» Set task
Omit the pictures and print exactly the lines of the listing below, starting at the first and ending at the line containing "400, 1300, 2700];".
══════════
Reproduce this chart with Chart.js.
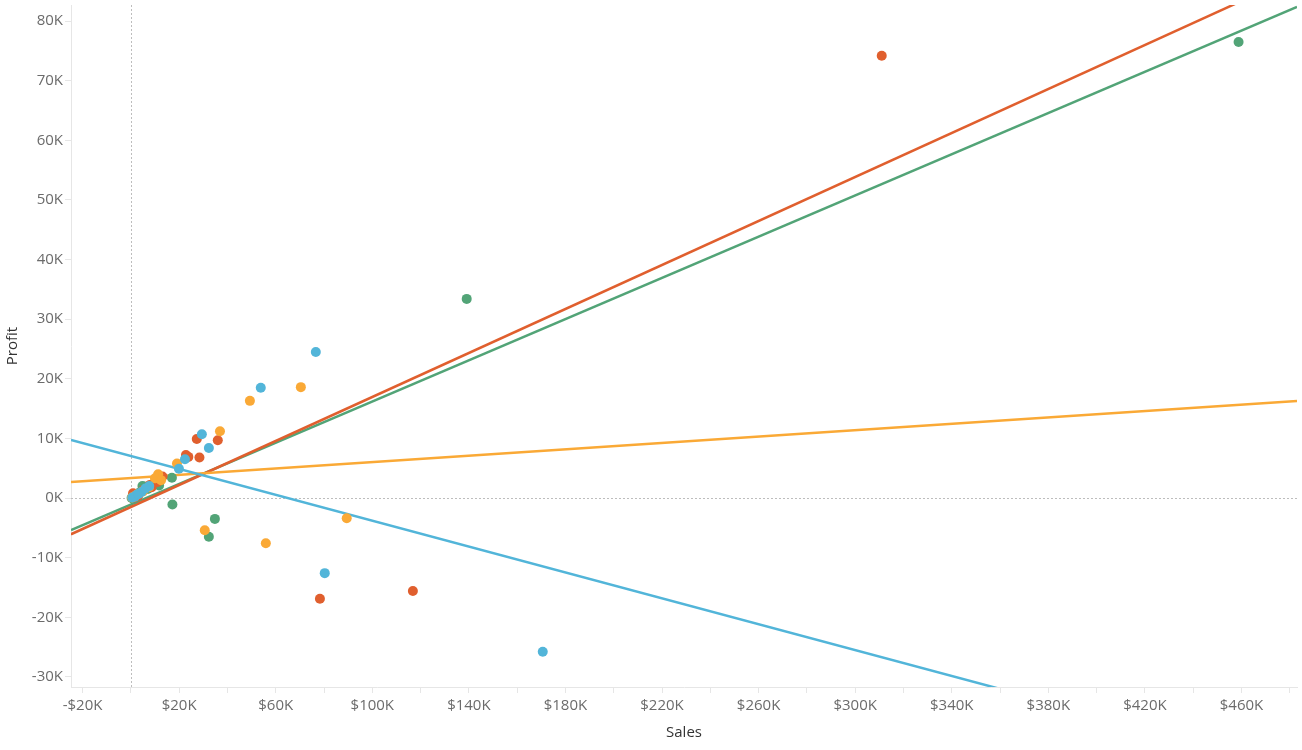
<!DOCTYPE html>
<html>
<head>
<meta charset="utf-8">
<title>Sales vs Profit</title>
<script src="https://cdn.jsdelivr.net/npm/chart.js@4"></script>
<style>
  body { margin: 0; background: #fff; }
  #chart { display: block; }
</style>
</head>
<body>
<canvas id="chart" width="1302" height="750"></canvas>
<script>
// Series (no legend in the original, colours only)
const seriesNames = ['Blue', 'Orange', 'Red', 'Green'];
const seriesColors = ['#52b5d9', '#faa936', '#e05f2e', '#52a477'];

// Sales / Profit per series
const blueSales = [170600, 76600, 53800, 29400, 32300, 22400, 19900, 7600, 4400, 2300, 1600, 80300, 600, 3200, 6000];
const blueProfit = [-25800, 24500, 18500, 10700, 8400, 6500, 4900, 2000, 1000, 500, 200, -12600, 100, 700, 1600];

const orangeSales = [70400, 49300, 36900, 19100, 11300, 10000, 30600, 55900, 89400, 1500, 3000, 5000, 7500, 500, 12500];
const orangeProfit = [18600, 16300, 11200, 5800, 4000, 3300, -5400, -7600, -3400, 300, 700, 1100, 1800, 100, 3000];

const redSales = [311000, 27300, 36000, 22800, 23800, 28400, 13100, 8600, 7900, 900, 78300, 116800, 1500, 3000, 5000, 11000];
const redProfit = [74200, 9900, 9700, 7200, 6900, 6800, 3600, 1800, 2200, 800, -16900, -15600, 100, 400, 1300, 2700];

const greenSales = [458800, 139100, 17000, 17200, 34800, 32300, 11700, 5800, 4800, 300, 2000, 3500, 1200, 7000, 9000];
const greenProfit = [76500, 33400, 3400, -1100, -3500, -6500, 2100, 1900, 2000, 0, 400, 900, -200, 1500, 2300];

// Linear trend lines (slope, intercept) per series
const trendSlope = [-0.1085, 0.0268, 0.1845, 0.1728];
const trendIntercept = [7040, 3350, -1500, -1090];

// Axis ranges and ticks
const xMin = -24800, xMax = 483000;
const yMin = -31700, yMax = 82700;
const xTickStep = 20000;
const yTickStep = 10000;

const salesList = [blueSales, orangeSales, redSales, greenSales];
const profitList = [blueProfit, orangeProfit, redProfit, greenProfit];

function toPoints(xs, ys) {
  return xs.map((x, i) => ({ x: x, y: ys[i] }));
}

function formatSales(v) {
  const k = Math.round(Math.abs(v) / 1000);
  return (v < 0 ? '-$' : '$') + k + 'K';
}

// scatter marks
const pointSets = seriesNames.map((name, i) => ({
  type: 'scatter',
  label: name,
  data: toPoints(salesList[i], profitList[i]),
  backgroundColor: seriesColors[i],
  borderWidth: 0,
  pointRadius: 5,
  pointHoverRadius: 5,
}));

// trend lines across the full x range
const trendSets = seriesNames.map((name, i) => ({
  type: 'line',
  label: name + ' trend',
  data: [
    { x: xMin, y: trendIntercept[i] + trendSlope[i] * xMin },
    { x: xMax, y: trendIntercept[i] + trendSlope[i] * xMax },
  ],
  borderColor: seriesColors[i],
  borderWidth: 2.5,
  pointRadius: 0,
  fill: false,
}));

// dotted zero lines
const zeroLines = {
  id: 'zeroLines',
  beforeDatasetsDraw(chart) {
    const { ctx, chartArea, scales } = chart;
    const x0 = scales.x.getPixelForValue(0);
    const y0 = scales.y.getPixelForValue(0);
    ctx.save();
    ctx.strokeStyle = '#bdbdbd';
    ctx.lineWidth = 1;
    ctx.setLineDash([2, 2]);
    ctx.beginPath();
    ctx.moveTo(Math.round(x0) + 0.5, chartArea.top);
    ctx.lineTo(Math.round(x0) + 0.5, chartArea.bottom);
    ctx.moveTo(chartArea.left, Math.round(y0) + 0.5);
    ctx.lineTo(chartArea.right, Math.round(y0) + 0.5);
    ctx.stroke();
    ctx.restore();
  },
};

const tickFont = { family: '"Open Sans", sans-serif', size: 15 };
const titleFont = { family: '"Open Sans", sans-serif', size: 15 };

new Chart(document.getElementById('chart'), {
  type: 'scatter',
  data: { datasets: pointSets.concat(trendSets) },
  options: {
    responsive: false,
    animation: false,
    events: [],
    layout: { padding: { top: 5, right: 4, left: 0, bottom: 0 } },
    plugins: {
      legend: { display: false },
      tooltip: { enabled: false },
    },
    scales: {
      x: {
        type: 'linear',
        min: xMin,
        max: xMax,
        afterBuildTicks(scale) {
          const ticks = [];
          for (let v = -20000; v <= 480000; v += xTickStep) ticks.push({ value: v });
          scale.ticks = ticks;
        },
        afterFit(scale) { scale.height = 63; },
        ticks: {
          autoSkip: false,
          maxRotation: 0,
          color: '#6b6b6b',
          font: tickFont,
          padding: 4,
          callback: (v) => ((v + 20000) % 40000 === 0 ? formatSales(v) : ''),
        },
        grid: {
          drawOnChartArea: false,
          drawTicks: true,
          tickLength: 6,
          tickColor: '#e6e6e6',
        },
        border: { display: true, color: '#e6e6e6' },
        title: {
          display: true,
          text: 'Sales',
          color: '#333333',
          font: titleFont,
          padding: { top: 0, bottom: 8 },
        },
      },
      y: {
        type: 'linear',
        min: yMin,
        max: yMax,
        afterBuildTicks(scale) {
          const ticks = [];
          for (let v = -30000; v <= 80000; v += yTickStep) ticks.push({ value: v });
          scale.ticks = ticks;
        },
        afterFit(scale) {
          scale.width = 71;
          scale.paddingTop = 0;
          scale.paddingBottom = 0;
        },
        ticks: {
          autoSkip: false,
          color: '#6b6b6b',
          font: tickFont,
          padding: 2,
          callback: (v) => v / 1000 + 'K',
        },
        grid: {
          drawOnChartArea: false,
          drawTicks: true,
          tickLength: 6,
          tickColor: '#e6e6e6',
        },
        border: { display: true, color: '#e6e6e6' },
        title: {
          display: true,
          text: 'Profit',
          color: '#333333',
          font: titleFont,
          padding: { top: 4, bottom: 0 },
        },
      },
    },
  },
  plugins: [zeroLines],
});
</script>
</body>
</html>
══════════
» Reply to the task
Reproduce this chart with Chart.js.
<!DOCTYPE html>
<html>
<head>
<meta charset="utf-8">
<title>Sales vs Profit</title>
<script src="https://cdn.jsdelivr.net/npm/chart.js@4"></script>
<style>
  body { margin: 0; background: #fff; }
  #chart { display: block; }
</style>
</head>
<body>
<canvas id="chart" width="1302" height="750"></canvas>
<script>
// Series (no legend in the original, colours only)
const seriesNames = ['Blue', 'Orange', 'Red', 'Green'];
const seriesColors = ['#52b5d9', '#faa936', '#e05f2e', '#52a477'];

// Sales / Profit per series
const blueSales = [170600, 76600, 53800, 29400, 32300, 22400, 19900, 7600, 4400, 2300, 1600, 80300, 600, 3200, 6000];
const blueProfit = [-25800, 24500, 18500, 10700, 8400, 6500, 4900, 2000, 1000, 500, 200, -12600, 100, 700, 1600];

const orangeSales = [70400, 49300, 36900, 19100, 11300, 10000, 30600, 55900, 89400, 1500, 3000, 5000, 7500, 500, 12500];
const orangeProfit = [18600, 16300, 11200, 5800, 4000, 3300, -5400, -7600, -3400, 300, 700, 1100, 1800, 100, 3000];

const redSales = [311000, 27300, 36000, 22800, 23800, 28400, 13100, 8600, 7900, 900, 78300, 116800, 1500, 3000, 5000, 11000];
const redProfit = [74200, 9900, 9700, 7200, 6900, 6800, 3600, 1800, 2200, 800, -16900, -15600, 100, 400, 1300, 2700];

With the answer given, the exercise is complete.